-- start MATERIAL PROVIDED --

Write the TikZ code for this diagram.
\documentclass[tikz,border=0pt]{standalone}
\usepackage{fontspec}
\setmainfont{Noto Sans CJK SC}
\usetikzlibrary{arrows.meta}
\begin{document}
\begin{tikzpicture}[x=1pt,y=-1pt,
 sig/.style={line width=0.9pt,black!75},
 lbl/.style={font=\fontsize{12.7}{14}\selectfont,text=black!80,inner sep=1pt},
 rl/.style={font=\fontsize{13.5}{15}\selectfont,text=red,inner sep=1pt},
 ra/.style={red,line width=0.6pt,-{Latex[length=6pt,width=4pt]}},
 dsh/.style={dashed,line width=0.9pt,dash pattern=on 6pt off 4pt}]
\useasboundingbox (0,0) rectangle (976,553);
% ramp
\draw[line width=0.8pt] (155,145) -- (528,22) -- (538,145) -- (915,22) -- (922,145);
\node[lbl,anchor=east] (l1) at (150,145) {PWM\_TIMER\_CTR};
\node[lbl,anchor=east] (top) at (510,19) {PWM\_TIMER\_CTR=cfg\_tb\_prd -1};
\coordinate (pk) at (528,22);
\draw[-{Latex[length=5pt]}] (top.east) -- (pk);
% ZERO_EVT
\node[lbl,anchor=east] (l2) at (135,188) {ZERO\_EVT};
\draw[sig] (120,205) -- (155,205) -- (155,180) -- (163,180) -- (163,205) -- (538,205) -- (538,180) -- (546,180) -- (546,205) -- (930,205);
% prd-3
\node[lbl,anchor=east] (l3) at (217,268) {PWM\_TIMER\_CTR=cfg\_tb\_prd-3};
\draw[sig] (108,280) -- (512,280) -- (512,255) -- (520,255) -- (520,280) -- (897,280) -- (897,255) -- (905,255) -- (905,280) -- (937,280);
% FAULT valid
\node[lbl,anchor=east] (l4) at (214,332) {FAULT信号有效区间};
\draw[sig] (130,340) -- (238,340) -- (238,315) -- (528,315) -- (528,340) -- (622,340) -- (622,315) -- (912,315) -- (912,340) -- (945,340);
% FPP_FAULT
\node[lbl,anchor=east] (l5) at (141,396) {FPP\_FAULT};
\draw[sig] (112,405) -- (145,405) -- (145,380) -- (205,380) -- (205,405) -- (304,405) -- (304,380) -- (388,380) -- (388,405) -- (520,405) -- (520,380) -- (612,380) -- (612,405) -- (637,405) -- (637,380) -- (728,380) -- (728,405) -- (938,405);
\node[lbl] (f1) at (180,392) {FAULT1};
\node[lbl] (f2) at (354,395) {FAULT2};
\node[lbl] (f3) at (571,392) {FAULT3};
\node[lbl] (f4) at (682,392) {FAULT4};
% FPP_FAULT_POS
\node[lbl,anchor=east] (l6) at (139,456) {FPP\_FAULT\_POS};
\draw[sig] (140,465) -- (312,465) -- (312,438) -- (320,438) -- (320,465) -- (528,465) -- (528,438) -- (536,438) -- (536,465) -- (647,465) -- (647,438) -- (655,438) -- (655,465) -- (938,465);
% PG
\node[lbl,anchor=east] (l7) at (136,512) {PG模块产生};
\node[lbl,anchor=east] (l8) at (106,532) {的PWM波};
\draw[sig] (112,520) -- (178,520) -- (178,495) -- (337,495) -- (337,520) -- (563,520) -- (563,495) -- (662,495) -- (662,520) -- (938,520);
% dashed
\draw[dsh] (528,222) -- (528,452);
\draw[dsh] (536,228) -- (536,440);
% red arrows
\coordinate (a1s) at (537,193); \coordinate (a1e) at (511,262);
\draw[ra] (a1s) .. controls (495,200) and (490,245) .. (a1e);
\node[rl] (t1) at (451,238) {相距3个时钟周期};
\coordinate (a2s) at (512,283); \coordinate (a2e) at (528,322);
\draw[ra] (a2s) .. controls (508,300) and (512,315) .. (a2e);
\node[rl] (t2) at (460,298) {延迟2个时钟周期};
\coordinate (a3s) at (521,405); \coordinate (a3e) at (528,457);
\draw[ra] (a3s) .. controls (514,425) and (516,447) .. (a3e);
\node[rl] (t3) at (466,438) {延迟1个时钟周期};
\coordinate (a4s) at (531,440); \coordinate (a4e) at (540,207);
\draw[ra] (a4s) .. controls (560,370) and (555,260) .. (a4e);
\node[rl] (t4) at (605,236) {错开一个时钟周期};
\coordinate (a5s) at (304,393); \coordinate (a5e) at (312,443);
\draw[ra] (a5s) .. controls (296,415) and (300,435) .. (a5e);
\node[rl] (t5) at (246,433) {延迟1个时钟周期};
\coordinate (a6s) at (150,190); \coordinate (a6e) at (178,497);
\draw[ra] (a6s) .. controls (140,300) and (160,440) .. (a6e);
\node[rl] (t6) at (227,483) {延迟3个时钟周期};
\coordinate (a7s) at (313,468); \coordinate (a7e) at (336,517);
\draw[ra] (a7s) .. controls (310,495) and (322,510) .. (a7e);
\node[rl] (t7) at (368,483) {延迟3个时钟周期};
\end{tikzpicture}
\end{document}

-- end MATERIAL PROVIDED --

### EXERCISE PROMPT
Repeat back the data above, exact to the last character.

### RESULT OF THE TASK
Write the TikZ code for this diagram.
\documentclass[tikz,border=0pt]{standalone}
\usepackage{fontspec}
\setmainfont{Noto Sans CJK SC}
\usetikzlibrary{arrows.meta}
\begin{document}
\begin{tikzpicture}[x=1pt,y=-1pt,
 sig/.style={line width=0.9pt,black!75},
 lbl/.style={font=\fontsize{12.7}{14}\selectfont,text=black!80,inner sep=1pt},
 rl/.style={font=\fontsize{13.5}{15}\selectfont,text=red,inner sep=1pt},
 ra/.style={red,line width=0.6pt,-{Latex[length=6pt,width=4pt]}},
 dsh/.style={dashed,line width=0.9pt,dash pattern=on 6pt off 4pt}]
\useasboundingbox (0,0) rectangle (976,553);
% ramp
\draw[line width=0.8pt] (155,145) -- (528,22) -- (538,145) -- (915,22) -- (922,145);
\node[lbl,anchor=east] (l1) at (150,145) {PWM\_TIMER\_CTR};
\node[lbl,anchor=east] (top) at (510,19) {PWM\_TIMER\_CTR=cfg\_tb\_prd -1};
\coordinate (pk) at (528,22);
\draw[-{Latex[length=5pt]}] (top.east) -- (pk);
% ZERO_EVT
\node[lbl,anchor=east] (l2) at (135,188) {ZERO\_EVT};
\draw[sig] (120,205) -- (155,205) -- (155,180) -- (163,180) -- (163,205) -- (538,205) -- (538,180) -- (546,180) -- (546,205) -- (930,205);
% prd-3
\node[lbl,anchor=east] (l3) at (217,268) {PWM\_TIMER\_CTR=cfg\_tb\_prd-3};
\draw[sig] (108,280) -- (512,280) -- (512,255) -- (520,255) -- (520,280) -- (897,280) -- (897,255) -- (905,255) -- (905,280) -- (937,280);
% FAULT valid
\node[lbl,anchor=east] (l4) at (214,332) {FAULT信号有效区间};
\draw[sig] (130,340) -- (238,340) -- (238,315) -- (528,315) -- (528,340) -- (622,340) -- (622,315) -- (912,315) -- (912,340) -- (945,340);
% FPP_FAULT
\node[lbl,anchor=east] (l5) at (141,396) {FPP\_FAULT};
\draw[sig] (112,405) -- (145,405) -- (145,380) -- (205,380) -- (205,405) -- (304,405) -- (304,380) -- (388,380) -- (388,405) -- (520,405) -- (520,380) -- (612,380) -- (612,405) -- (637,405) -- (637,380) -- (728,380) -- (728,405) -- (938,405);
\node[lbl] (f1) at (180,392) {FAULT1};
\node[lbl] (f2) at (354,395) {FAULT2};
\node[lbl] (f3) at (571,392) {FAULT3};
\node[lbl] (f4) at (682,392) {FAULT4};
% FPP_FAULT_POS
\node[lbl,anchor=east] (l6) at (139,456) {FPP\_FAULT\_POS};
\draw[sig] (140,465) -- (312,465) -- (312,438) -- (320,438) -- (320,465) -- (528,465) -- (528,438) -- (536,438) -- (536,465) -- (647,465) -- (647,438) -- (655,438) -- (655,465) -- (938,465);
% PG
\node[lbl,anchor=east] (l7) at (136,512) {PG模块产生};
\node[lbl,anchor=east] (l8) at (106,532) {的PWM波};
\draw[sig] (112,520) -- (178,520) -- (178,495) -- (337,495) -- (337,520) -- (563,520) -- (563,495) -- (662,495) -- (662,520) -- (938,520);
% dashed
\draw[dsh] (528,222) -- (528,452);
\draw[dsh] (536,228) -- (536,440);
% red arrows
\coordinate (a1s) at (537,193); \coordinate (a1e) at (511,262);
\draw[ra] (a1s) .. controls (495,200) and (490,245) .. (a1e);
\node[rl] (t1) at (451,238) {相距3个时钟周期};
\coordinate (a2s) at (512,283); \coordinate (a2e) at (528,322);
\draw[ra] (a2s) .. controls (508,300) and (512,315) .. (a2e);
\node[rl] (t2) at (460,298) {延迟2个时钟周期};
\coordinate (a3s) at (521,405); \coordinate (a3e) at (528,457);
\draw[ra] (a3s) .. controls (514,425) and (516,447) .. (a3e);
\node[rl] (t3) at (466,438) {延迟1个时钟周期};
\coordinate (a4s) at (531,440); \coordinate (a4e) at (540,207);
\draw[ra] (a4s) .. controls (560,370) and (555,260) .. (a4e);
\node[rl] (t4) at (605,236) {错开一个时钟周期};
\coordinate (a5s) at (304,393); \coordinate (a5e) at (312,443);
\draw[ra] (a5s) .. controls (296,415) and (300,435) .. (a5e);
\node[rl] (t5) at (246,433) {延迟1个时钟周期};
\coordinate (a6s) at (150,190); \coordinate (a6e) at (178,497);
\draw[ra] (a6s) .. controls (140,300) and (160,440) .. (a6e);
\node[rl] (t6) at (227,483) {延迟3个时钟周期};
\coordinate (a7s) at (313,468); \coordinate (a7e) at (336,517);
\draw[ra] (a7s) .. controls (310,495) and (322,510) .. (a7e);
\node[rl] (t7) at (368,483) {延迟3个时钟周期};
\end{tikzpicture}
\end{document}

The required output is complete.